SOLERA HOLDINGS,LLC 2006 EMPLOYEESECURITIES PURCHASE PLAN
Exhibit 10.7
SOLERA HOLDINGS, LLC
2006 EMPLOYEE SECURITIES PURCHASE PLAN
1. Purpose of Plan. This 2006 Employee Securities Purchase Plan (this Plan) of Solera Holdings, LLC (the Company) is designed to provide incentives to such present and future employees, directors, consultants or advisers of the Company and its Subsidiaries, as may be selected in the sole discretion of the Companys Board of Managers (Participants), through the sale of Class A Common Units to Participants. Such sale of Class A Common Units to Participants is not intended to raise capital for the Company. Only those Participants who are employees of the Company or one of its Subsidiaries shall be eligible to participate in this Plan.

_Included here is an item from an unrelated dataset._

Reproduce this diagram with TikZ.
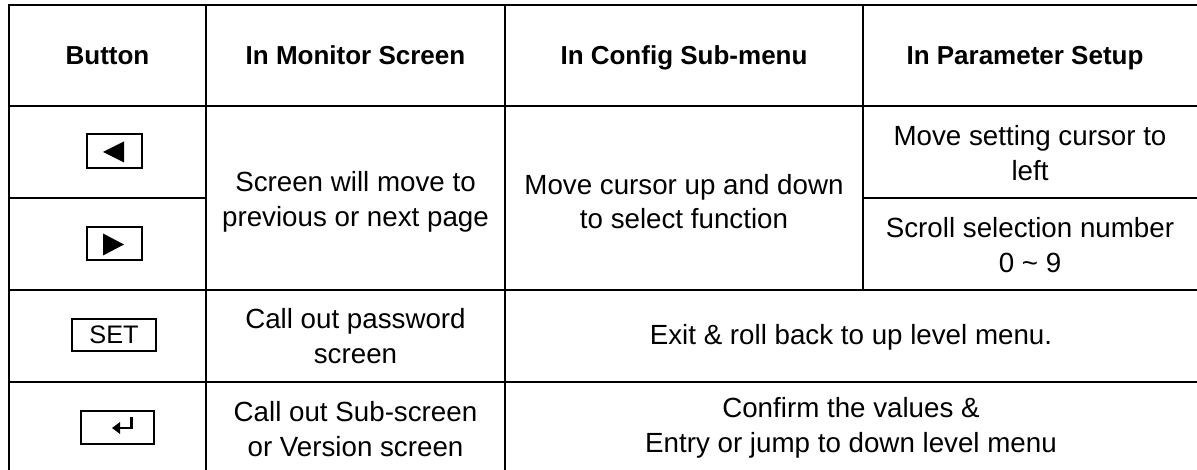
\documentclass[tikz,border=0pt]{standalone}
\usepackage{fontspec}
\setmainfont{Liberation Sans}
\usepackage{tikz}
\usetikzlibrary{arrows.meta}

\tikzset{
  celltext/.style={align=center,inner sep=0.75pt,font=\fontsize{20.8}{26}\selectfont},
  headtext/.style={inner sep=0.75pt,anchor=base,font=\fontsize{19.5}{24}\selectfont\bfseries},
  keybox/.style={draw,line width=1.2pt,inner sep=0pt},
  rule/.style={line width=1.5pt},
}

\begin{document}
\begin{tikzpicture}[x=0.75pt,y=0.75pt,yscale=-1]
\useasboundingbox (0,0) rectangle (1197,470);

%Table frame and rules
\draw [rule] (9,470) -- (9,5) -- (1197,5) ;
\draw [rule] (9,106) -- (1197,106) ;
\draw [rule] (9,198) -- (206,198) ;
\draw [rule] (863,198) -- (1197,198) ;
\draw [rule] (9,290) -- (1197,290) ;
\draw [rule] (9,382) -- (1197,382) ;
\draw [rule] (206,5) -- (206,470) ;
\draw [rule] (505,5) -- (505,470) ;
\draw [rule] (863,5) -- (863,290) ;

%Keys
\node [keybox,minimum width=41.25pt,minimum height=25.5pt] (bleft) at (114.5,151) {};
\fill (103,152) -- (124,141.5) -- (124,162.5) -- cycle ;
\node [keybox,minimum width=41.25pt,minimum height=24.75pt] (bright) at (114.5,243.5) {};
\fill (124,244.5) -- (103,233.5) -- (103,255.5) -- cycle ;
\node [keybox,minimum width=63pt,minimum height=24pt,font=\fontsize{19}{23}\selectfont] (bset) at (114,335) {SET};
\node [keybox,minimum width=54.75pt,minimum height=24.75pt] (benter) at (117.5,427.5) {};
\draw [line width=1.8pt,-{Triangle[length=6pt,width=8.5pt]}] (131.5,417) -- (131.5,428) -- (112,428) ;

% Text Node
\node [headtext] (hbtn) at (107.5,65) {Button};
% Text Node
\node [headtext] (hmon) at (355.5,65) {In Monitor Screen};
% Text Node
\node [headtext] (hcfg) at (684,65) {In Config Sub-menu};
% Text Node
\node [headtext] (hpar) at (1025,65) {In Parameter Setup};
% Text Node
\node [celltext] (mpage) at (355.5,201.5) {Screen will move to\\previous or next page};
% Text Node
\node [celltext] (cfunc) at (684,201.5) {Move cursor up and down\\to select function};
% Text Node
\node [celltext] (pleft) at (1030,153) {Move setting cursor to\\left};
% Text Node
\node [celltext] (pscroll) at (1030,245) {Scroll selection number\\0 \textasciitilde\ 9};
% Text Node
\node [celltext] (mpass) at (355.5,336) {Call out password\\screen};
% Text Node
\node [celltext,anchor=base] (exitmsg) at (851,345) {Exit \& roll back to up level menu.};
% Text Node
\node [celltext] (msub) at (355.5,429) {Call out Sub-screen\\or Version screen};
% Text Node
\node [celltext] (confirm) at (851,428) {Confirm the values \&\\Entry or jump to down level menu};

\end{tikzpicture}
\end{document}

Participation in this Plan is voluntary. This Plan is intended to qualify under Rule 701 of the Securities Act of 1933, as amended.
2. Definitions. Certain terms used in this Plan have the meanings set forth below:
Board of Managers means the board of managers of the Company.
Class A Common Units means the Companys Class A Common Units (as defined in the LLC Agreement).
LLC Agreement means the Limited Liability Company Agreement of the Company, dated as of April 1, 2005, as amended from time to time.
Person means an individual, a partnership, a corporation, a limited liability company, an association and any other business entity.
Subsidiary means, with respect to any Person, any corporation, limited liability company, partnership, association or other business entity of which (i) if a corporation, a majority of the total voting power of shares of stock entitled (without regard to the occurrence of any contingency) to vote in the election of directors, managers or trustees thereof is at the time owned or controlled, directly or indirectly, by that Person or one or more of the other Subsidiaries of that Person or a combination thereof, or (ii) if a limited liability company, partnership, association or other business entity, a majority of the limited liability company, partnership or other similar ownership interest thereof is at the time owned or controlled, directly or indirectly, by that Person or one or more Subsidiaries of that Person or a combination thereof. For purposes hereof, a Person or Persons shall be deemed to have a majority ownership interest in a limited liability company, partnership, association or other business entity if such Person or Persons shall be allocated a majority of limited liability company, partnership, association or other business entity gains or losses or shall be or control the managing director or general partner of such limited liability company, partnership, association or other business entity.
3. Sale of Class A Common Units. The Board of Managers shall have the power and authority to sell to any Participant any Class A Common Units at any time prior to the termination of this Plan in such quantity, at such price, on such terms and subject to such conditions that are consistent with this Plan and established by the Board of Managers. Class A Common Units sold under this Plan shall be subject to such terms and evidenced by agreements as shall be determined from time to time by the Board of Managers.
4. Administration of the Plan. The Board of Managers shall have the power and authority to prescribe, amend and rescind rules and procedures governing the administration of this Plan, including, but not limited to, the full power and authority (i) to interpret the terms of this Plan and (ii) to determine the rights of any Person under this Plan, or the meaning of requirements imposed by the terms of this Plan or any rule or procedure established by the Board of Managers. Each action of the Board of Managers shall be binding on all Persons.
5. Taxes. The Company shall be entitled, if necessary or desirable, to withhold (or secure payment from a Participant in lieu of withholding) the amount of any withholding or other tax due from the Company with respect to any amount payable and/or shares issuable under this Plan, and the Company may defer such payment or issuance unless indemnified to its satisfaction.
6. Termination and Amendment. The Board of Managers at any time may suspend or terminate this Plan and make such additions or amendments as it deems advisable under this Plan.